Request:
Track down every line below that holds "this" and copy it.

[Plotting code records]
----

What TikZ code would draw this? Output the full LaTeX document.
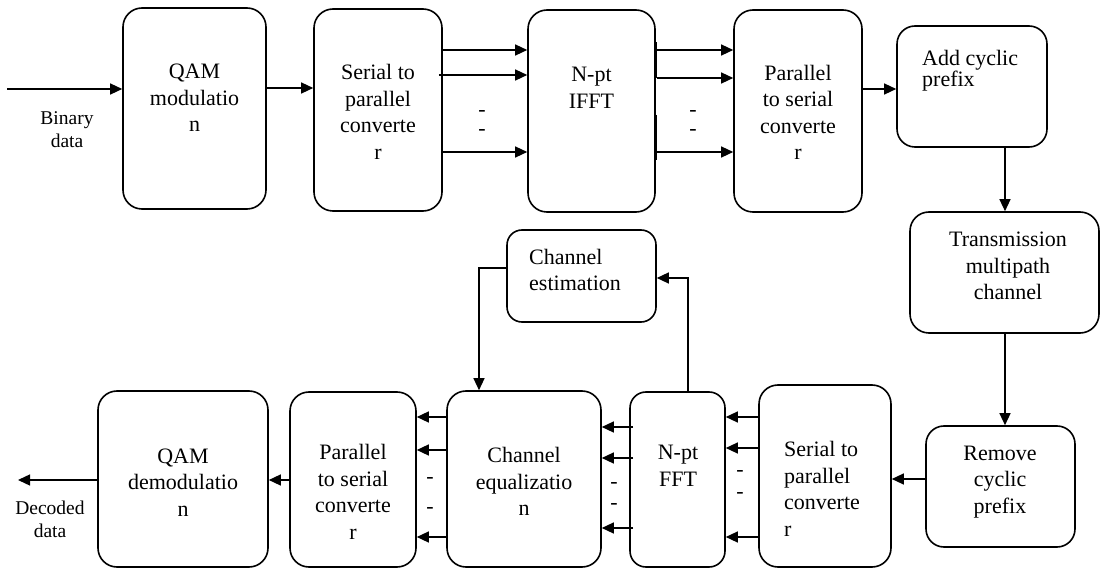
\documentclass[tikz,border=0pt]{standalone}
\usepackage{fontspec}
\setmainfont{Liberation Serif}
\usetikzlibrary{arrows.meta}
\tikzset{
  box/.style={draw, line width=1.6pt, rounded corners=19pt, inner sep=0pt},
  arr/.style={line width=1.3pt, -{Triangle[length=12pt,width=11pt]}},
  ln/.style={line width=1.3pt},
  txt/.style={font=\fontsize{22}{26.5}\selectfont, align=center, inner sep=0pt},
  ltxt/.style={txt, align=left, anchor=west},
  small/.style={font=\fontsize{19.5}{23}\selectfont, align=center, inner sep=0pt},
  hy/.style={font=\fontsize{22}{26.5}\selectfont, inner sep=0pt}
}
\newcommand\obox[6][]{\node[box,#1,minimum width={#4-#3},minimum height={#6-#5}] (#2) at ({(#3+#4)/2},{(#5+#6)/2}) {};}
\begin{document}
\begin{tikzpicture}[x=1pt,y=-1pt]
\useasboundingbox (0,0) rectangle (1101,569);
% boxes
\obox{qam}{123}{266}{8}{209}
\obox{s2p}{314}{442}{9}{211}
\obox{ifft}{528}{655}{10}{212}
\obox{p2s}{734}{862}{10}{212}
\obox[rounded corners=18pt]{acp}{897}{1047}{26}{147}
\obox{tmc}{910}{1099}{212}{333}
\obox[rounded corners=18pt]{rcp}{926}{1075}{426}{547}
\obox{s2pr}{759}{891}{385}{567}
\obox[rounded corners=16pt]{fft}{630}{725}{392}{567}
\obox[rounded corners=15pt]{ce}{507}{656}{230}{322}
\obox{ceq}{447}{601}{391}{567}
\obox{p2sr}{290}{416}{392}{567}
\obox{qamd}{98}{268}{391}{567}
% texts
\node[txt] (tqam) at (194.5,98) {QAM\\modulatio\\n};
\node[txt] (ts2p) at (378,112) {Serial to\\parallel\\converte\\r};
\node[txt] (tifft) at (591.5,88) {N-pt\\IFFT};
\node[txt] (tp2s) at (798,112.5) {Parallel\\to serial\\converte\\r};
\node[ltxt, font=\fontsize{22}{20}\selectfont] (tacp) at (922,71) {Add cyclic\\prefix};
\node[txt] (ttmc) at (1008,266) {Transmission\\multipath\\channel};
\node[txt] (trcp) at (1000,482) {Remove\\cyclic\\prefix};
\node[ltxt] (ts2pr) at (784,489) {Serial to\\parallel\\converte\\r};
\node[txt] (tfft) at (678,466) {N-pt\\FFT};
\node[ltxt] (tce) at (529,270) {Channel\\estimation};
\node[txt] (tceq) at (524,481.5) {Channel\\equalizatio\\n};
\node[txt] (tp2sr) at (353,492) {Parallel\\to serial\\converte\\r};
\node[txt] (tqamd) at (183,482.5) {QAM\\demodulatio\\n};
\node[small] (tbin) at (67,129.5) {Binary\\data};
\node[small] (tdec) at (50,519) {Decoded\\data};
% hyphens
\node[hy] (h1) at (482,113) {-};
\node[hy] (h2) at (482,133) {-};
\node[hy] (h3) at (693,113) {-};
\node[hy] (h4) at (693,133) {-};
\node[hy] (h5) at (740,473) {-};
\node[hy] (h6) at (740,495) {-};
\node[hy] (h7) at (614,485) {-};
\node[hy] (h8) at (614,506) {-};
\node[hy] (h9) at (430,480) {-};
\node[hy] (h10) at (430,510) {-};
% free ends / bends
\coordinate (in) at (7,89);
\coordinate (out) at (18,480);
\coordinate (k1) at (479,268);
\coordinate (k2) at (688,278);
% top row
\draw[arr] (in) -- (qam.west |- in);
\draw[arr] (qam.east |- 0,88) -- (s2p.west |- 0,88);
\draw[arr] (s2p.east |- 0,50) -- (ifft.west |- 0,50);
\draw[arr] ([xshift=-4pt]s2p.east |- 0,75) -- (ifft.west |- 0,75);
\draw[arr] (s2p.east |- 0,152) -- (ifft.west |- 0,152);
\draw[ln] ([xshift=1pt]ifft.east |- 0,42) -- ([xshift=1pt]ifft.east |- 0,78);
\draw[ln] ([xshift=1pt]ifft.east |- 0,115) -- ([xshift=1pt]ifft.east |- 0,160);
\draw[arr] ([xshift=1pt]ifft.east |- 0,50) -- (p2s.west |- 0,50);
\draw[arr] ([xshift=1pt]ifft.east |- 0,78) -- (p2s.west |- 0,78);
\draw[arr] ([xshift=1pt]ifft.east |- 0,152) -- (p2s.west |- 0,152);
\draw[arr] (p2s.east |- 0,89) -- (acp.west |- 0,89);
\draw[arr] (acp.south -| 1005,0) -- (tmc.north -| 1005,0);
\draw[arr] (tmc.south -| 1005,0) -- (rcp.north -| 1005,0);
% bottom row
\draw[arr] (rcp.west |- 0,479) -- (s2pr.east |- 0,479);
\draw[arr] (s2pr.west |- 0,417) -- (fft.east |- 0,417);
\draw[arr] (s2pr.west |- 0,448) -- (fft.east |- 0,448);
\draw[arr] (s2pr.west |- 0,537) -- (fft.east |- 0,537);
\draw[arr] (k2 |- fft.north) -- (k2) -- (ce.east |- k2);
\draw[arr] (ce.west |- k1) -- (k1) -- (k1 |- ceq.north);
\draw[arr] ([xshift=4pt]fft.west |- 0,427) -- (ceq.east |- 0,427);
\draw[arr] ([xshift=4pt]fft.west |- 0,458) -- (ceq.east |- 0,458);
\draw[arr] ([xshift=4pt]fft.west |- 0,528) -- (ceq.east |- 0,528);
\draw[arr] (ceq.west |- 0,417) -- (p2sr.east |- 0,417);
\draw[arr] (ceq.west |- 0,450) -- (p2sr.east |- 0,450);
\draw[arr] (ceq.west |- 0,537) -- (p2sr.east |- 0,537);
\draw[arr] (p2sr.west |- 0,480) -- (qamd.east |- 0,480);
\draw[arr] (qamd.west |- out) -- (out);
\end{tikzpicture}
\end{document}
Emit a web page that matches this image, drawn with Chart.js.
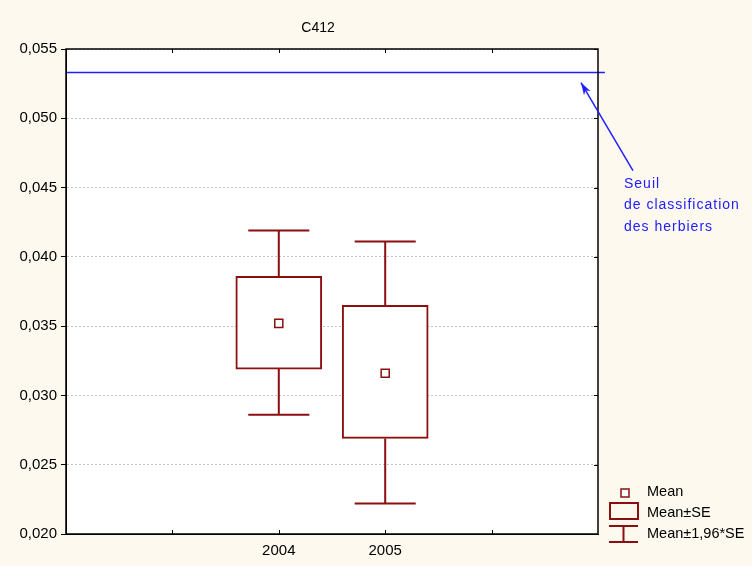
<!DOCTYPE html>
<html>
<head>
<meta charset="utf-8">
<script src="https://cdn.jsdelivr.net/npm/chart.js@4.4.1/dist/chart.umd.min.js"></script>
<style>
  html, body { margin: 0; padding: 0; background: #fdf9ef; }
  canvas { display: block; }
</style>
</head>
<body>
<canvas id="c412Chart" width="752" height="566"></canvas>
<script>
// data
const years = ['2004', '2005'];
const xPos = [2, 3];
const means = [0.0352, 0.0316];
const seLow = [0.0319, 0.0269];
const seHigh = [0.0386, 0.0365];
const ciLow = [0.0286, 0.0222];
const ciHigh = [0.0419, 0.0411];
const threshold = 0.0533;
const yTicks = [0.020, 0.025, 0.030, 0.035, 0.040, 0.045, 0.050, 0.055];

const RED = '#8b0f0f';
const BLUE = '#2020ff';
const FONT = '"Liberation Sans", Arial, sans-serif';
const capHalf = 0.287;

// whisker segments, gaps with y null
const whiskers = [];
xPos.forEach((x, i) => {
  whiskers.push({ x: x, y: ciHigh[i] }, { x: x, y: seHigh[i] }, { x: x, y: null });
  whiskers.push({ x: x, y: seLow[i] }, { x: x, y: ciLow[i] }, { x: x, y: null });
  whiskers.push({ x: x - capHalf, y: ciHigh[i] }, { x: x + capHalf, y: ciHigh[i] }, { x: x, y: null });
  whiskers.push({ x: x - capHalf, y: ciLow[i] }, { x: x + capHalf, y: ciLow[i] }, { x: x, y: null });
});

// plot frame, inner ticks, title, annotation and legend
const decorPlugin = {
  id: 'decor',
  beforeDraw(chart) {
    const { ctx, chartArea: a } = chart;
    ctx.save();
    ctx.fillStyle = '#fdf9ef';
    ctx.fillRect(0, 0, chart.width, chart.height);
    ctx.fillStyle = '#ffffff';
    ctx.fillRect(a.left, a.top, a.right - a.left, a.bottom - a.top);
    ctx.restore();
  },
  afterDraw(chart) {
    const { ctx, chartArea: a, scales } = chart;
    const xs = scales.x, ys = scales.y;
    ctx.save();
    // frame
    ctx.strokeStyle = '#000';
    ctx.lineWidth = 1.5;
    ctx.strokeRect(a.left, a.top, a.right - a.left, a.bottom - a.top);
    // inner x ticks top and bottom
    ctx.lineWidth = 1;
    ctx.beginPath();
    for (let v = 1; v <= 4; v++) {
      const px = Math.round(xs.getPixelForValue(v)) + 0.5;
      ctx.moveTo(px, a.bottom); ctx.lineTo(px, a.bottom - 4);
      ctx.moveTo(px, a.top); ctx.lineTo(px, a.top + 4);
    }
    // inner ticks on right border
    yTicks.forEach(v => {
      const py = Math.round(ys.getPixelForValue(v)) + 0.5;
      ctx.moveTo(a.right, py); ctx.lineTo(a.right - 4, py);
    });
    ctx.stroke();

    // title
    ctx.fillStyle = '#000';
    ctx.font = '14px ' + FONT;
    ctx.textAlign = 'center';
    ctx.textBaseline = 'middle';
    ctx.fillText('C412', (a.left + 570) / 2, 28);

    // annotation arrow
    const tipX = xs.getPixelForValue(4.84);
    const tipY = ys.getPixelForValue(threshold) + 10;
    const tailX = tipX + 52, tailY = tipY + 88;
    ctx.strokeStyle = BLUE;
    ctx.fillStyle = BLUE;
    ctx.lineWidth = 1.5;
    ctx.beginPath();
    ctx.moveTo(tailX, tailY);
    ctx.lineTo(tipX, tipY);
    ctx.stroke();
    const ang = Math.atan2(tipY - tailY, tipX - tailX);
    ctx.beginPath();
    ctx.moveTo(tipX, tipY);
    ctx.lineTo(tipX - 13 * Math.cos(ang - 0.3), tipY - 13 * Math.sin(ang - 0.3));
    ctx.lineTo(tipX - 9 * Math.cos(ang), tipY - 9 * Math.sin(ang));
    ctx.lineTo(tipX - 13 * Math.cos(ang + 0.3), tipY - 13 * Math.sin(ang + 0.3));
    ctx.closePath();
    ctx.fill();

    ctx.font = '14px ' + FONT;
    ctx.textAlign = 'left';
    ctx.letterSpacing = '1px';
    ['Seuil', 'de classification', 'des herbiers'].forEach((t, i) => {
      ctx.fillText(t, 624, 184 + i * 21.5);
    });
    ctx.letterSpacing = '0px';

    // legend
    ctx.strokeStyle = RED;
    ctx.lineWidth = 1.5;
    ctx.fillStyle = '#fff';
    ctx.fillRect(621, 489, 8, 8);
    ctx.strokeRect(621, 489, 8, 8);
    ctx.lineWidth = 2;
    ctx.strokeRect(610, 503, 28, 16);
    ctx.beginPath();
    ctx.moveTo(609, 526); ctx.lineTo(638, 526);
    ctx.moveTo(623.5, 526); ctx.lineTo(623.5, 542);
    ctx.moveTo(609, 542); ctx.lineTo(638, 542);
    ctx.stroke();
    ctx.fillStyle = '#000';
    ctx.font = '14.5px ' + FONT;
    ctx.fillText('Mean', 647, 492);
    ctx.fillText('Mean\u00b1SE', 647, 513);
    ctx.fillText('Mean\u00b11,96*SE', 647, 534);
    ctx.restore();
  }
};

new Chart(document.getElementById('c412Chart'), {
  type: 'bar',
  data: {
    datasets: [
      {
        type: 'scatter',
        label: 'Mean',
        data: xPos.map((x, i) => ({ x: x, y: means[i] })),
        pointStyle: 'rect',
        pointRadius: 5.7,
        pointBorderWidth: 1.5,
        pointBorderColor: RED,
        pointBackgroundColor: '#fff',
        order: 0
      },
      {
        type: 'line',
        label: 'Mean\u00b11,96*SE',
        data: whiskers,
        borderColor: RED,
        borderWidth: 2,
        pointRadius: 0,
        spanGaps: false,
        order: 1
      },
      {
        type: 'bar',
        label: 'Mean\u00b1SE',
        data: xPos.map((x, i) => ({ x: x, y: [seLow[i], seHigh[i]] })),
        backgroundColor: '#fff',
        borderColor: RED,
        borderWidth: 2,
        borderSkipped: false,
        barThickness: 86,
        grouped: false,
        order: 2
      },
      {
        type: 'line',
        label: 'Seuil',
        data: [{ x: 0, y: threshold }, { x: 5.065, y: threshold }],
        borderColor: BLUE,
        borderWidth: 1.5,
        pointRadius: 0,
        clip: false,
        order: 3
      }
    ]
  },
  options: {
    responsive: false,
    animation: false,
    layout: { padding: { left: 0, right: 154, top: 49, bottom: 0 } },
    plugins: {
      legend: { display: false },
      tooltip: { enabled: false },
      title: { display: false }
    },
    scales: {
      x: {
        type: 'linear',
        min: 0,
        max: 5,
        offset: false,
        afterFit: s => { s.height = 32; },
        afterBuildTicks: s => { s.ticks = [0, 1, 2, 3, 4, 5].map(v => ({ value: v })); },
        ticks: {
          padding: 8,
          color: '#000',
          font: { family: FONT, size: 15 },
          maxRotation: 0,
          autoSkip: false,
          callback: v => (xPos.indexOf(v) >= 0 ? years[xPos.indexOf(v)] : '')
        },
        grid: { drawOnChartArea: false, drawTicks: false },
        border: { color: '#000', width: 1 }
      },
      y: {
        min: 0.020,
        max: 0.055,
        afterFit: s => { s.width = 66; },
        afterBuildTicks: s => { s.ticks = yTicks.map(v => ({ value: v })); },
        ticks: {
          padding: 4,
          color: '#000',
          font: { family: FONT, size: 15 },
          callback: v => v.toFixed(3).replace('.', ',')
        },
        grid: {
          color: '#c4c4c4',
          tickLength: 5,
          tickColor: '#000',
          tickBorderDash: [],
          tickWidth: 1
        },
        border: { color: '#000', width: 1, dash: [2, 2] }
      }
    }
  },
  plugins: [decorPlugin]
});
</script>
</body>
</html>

----

Full output:
What TikZ code would draw this? Output the full LaTeX document.
Emit a web page that matches this image, drawn with Chart.js.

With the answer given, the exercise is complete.